All of the listing below must be repeated word for word. Pictures are the only thing to omit.

────────────────────

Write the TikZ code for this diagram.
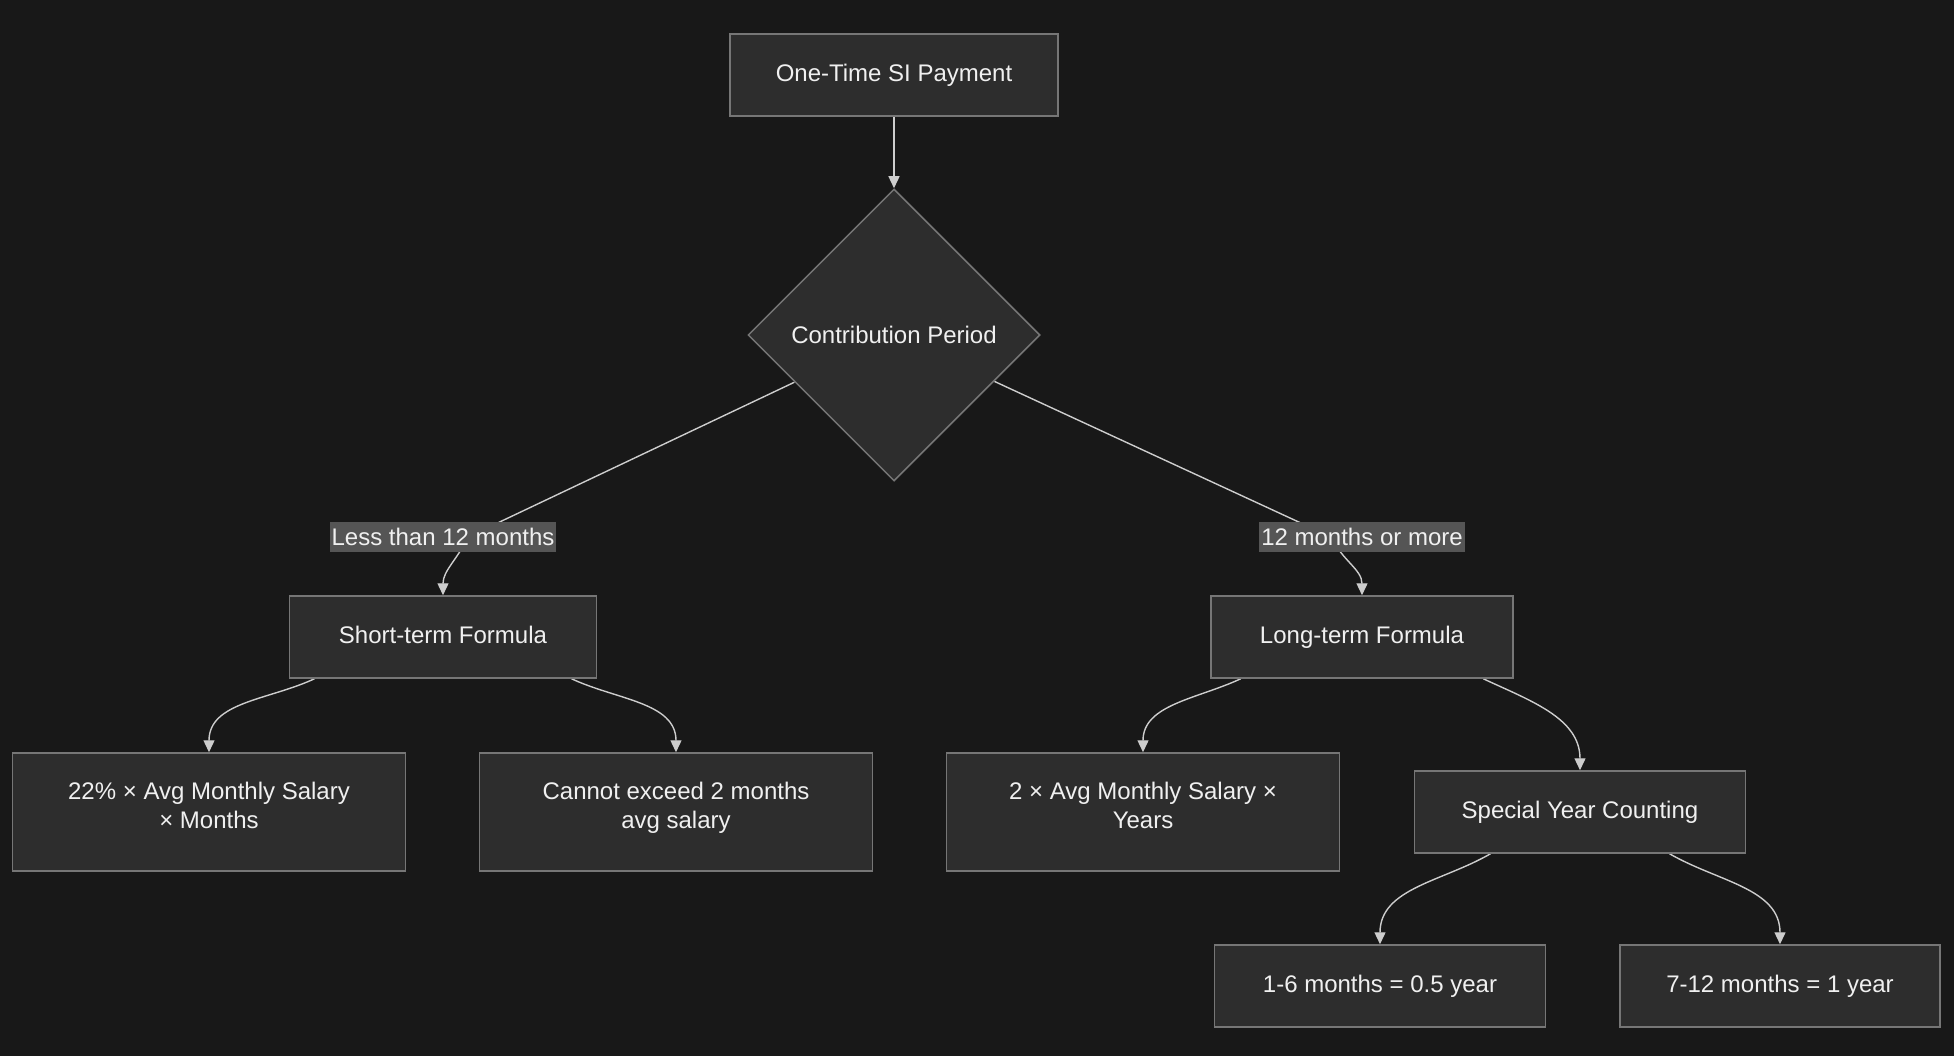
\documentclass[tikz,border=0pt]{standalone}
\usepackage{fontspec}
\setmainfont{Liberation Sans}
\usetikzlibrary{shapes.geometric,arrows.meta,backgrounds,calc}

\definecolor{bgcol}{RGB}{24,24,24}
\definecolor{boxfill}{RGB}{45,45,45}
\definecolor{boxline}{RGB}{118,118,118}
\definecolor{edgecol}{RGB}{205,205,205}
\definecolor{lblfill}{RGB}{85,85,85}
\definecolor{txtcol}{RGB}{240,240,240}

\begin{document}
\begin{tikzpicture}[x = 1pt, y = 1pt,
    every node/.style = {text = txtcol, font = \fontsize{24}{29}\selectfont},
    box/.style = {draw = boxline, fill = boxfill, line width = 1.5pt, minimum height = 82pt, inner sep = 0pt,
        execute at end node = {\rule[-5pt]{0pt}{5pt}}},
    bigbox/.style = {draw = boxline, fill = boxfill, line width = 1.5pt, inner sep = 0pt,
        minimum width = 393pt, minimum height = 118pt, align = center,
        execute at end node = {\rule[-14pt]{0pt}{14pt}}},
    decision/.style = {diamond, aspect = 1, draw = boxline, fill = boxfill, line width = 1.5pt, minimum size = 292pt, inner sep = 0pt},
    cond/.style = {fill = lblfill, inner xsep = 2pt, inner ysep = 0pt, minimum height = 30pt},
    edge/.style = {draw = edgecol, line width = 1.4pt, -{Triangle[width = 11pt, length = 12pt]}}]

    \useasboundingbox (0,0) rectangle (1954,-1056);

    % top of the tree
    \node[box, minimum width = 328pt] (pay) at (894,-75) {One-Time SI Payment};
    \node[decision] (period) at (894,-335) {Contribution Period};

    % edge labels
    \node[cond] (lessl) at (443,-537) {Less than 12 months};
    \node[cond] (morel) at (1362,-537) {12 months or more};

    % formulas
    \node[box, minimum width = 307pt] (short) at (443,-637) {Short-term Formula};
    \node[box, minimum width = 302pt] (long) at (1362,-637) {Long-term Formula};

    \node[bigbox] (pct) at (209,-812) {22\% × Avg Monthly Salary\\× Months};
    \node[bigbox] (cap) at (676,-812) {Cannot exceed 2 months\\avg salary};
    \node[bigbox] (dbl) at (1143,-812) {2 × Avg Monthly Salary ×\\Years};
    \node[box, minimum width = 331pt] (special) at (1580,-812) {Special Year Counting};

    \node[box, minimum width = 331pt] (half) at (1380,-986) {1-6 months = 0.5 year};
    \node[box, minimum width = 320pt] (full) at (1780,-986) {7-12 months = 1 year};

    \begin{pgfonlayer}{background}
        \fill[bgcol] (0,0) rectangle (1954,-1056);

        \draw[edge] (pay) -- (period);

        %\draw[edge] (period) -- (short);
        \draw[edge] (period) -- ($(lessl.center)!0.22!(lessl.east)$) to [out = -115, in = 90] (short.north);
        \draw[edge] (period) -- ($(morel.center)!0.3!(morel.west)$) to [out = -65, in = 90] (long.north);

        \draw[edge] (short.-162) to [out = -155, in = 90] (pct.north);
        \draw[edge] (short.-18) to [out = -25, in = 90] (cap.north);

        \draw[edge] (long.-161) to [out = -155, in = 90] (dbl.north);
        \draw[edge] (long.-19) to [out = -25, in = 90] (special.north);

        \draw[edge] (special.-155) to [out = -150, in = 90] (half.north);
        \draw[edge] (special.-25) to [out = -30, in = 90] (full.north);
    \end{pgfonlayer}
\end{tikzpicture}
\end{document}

────────────────────

*Task response*
Write the TikZ code for this diagram.
\documentclass[tikz,border=0pt]{standalone}
\usepackage{fontspec}
\setmainfont{Liberation Sans}
\usetikzlibrary{shapes.geometric,arrows.meta,backgrounds,calc}

\definecolor{bgcol}{RGB}{24,24,24}
\definecolor{boxfill}{RGB}{45,45,45}
\definecolor{boxline}{RGB}{118,118,118}
\definecolor{edgecol}{RGB}{205,205,205}
\definecolor{lblfill}{RGB}{85,85,85}
\definecolor{txtcol}{RGB}{240,240,240}

\begin{document}
\begin{tikzpicture}[x = 1pt, y = 1pt,
    every node/.style = {text = txtcol, font = \fontsize{24}{29}\selectfont},
    box/.style = {draw = boxline, fill = boxfill, line width = 1.5pt, minimum height = 82pt, inner sep = 0pt,
        execute at end node = {\rule[-5pt]{0pt}{5pt}}},
    bigbox/.style = {draw = boxline, fill = boxfill, line width = 1.5pt, inner sep = 0pt,
        minimum width = 393pt, minimum height = 118pt, align = center,
        execute at end node = {\rule[-14pt]{0pt}{14pt}}},
    decision/.style = {diamond, aspect = 1, draw = boxline, fill = boxfill, line width = 1.5pt, minimum size = 292pt, inner sep = 0pt},
    cond/.style = {fill = lblfill, inner xsep = 2pt, inner ysep = 0pt, minimum height = 30pt},
    edge/.style = {draw = edgecol, line width = 1.4pt, -{Triangle[width = 11pt, length = 12pt]}}]

    \useasboundingbox (0,0) rectangle (1954,-1056);

    % top of the tree
    \node[box, minimum width = 328pt] (pay) at (894,-75) {One-Time SI Payment};
    \node[decision] (period) at (894,-335) {Contribution Period};

    % edge labels
    \node[cond] (lessl) at (443,-537) {Less than 12 months};
    \node[cond] (morel) at (1362,-537) {12 months or more};

    % formulas
    \node[box, minimum width = 307pt] (short) at (443,-637) {Short-term Formula};
    \node[box, minimum width = 302pt] (long) at (1362,-637) {Long-term Formula};

    \node[bigbox] (pct) at (209,-812) {22\% × Avg Monthly Salary\\× Months};
    \node[bigbox] (cap) at (676,-812) {Cannot exceed 2 months\\avg salary};
    \node[bigbox] (dbl) at (1143,-812) {2 × Avg Monthly Salary ×\\Years};
    \node[box, minimum width = 331pt] (special) at (1580,-812) {Special Year Counting};

    \node[box, minimum width = 331pt] (half) at (1380,-986) {1-6 months = 0.5 year};
    \node[box, minimum width = 320pt] (full) at (1780,-986) {7-12 months = 1 year};

    \begin{pgfonlayer}{background}
        \fill[bgcol] (0,0) rectangle (1954,-1056);

        \draw[edge] (pay) -- (period);

        %\draw[edge] (period) -- (short);
        \draw[edge] (period) -- ($(lessl.center)!0.22!(lessl.east)$) to [out = -115, in = 90] (short.north);
        \draw[edge] (period) -- ($(morel.center)!0.3!(morel.west)$) to [out = -65, in = 90] (long.north);

        \draw[edge] (short.-162) to [out = -155, in = 90] (pct.north);
        \draw[edge] (short.-18) to [out = -25, in = 90] (cap.north);

        \draw[edge] (long.-161) to [out = -155, in = 90] (dbl.north);
        \draw[edge] (long.-19) to [out = -25, in = 90] (special.north);

        \draw[edge] (special.-155) to [out = -150, in = 90] (half.north);
        \draw[edge] (special.-25) to [out = -30, in = 90] (full.north);
    \end{pgfonlayer}
\end{tikzpicture}
\end{document}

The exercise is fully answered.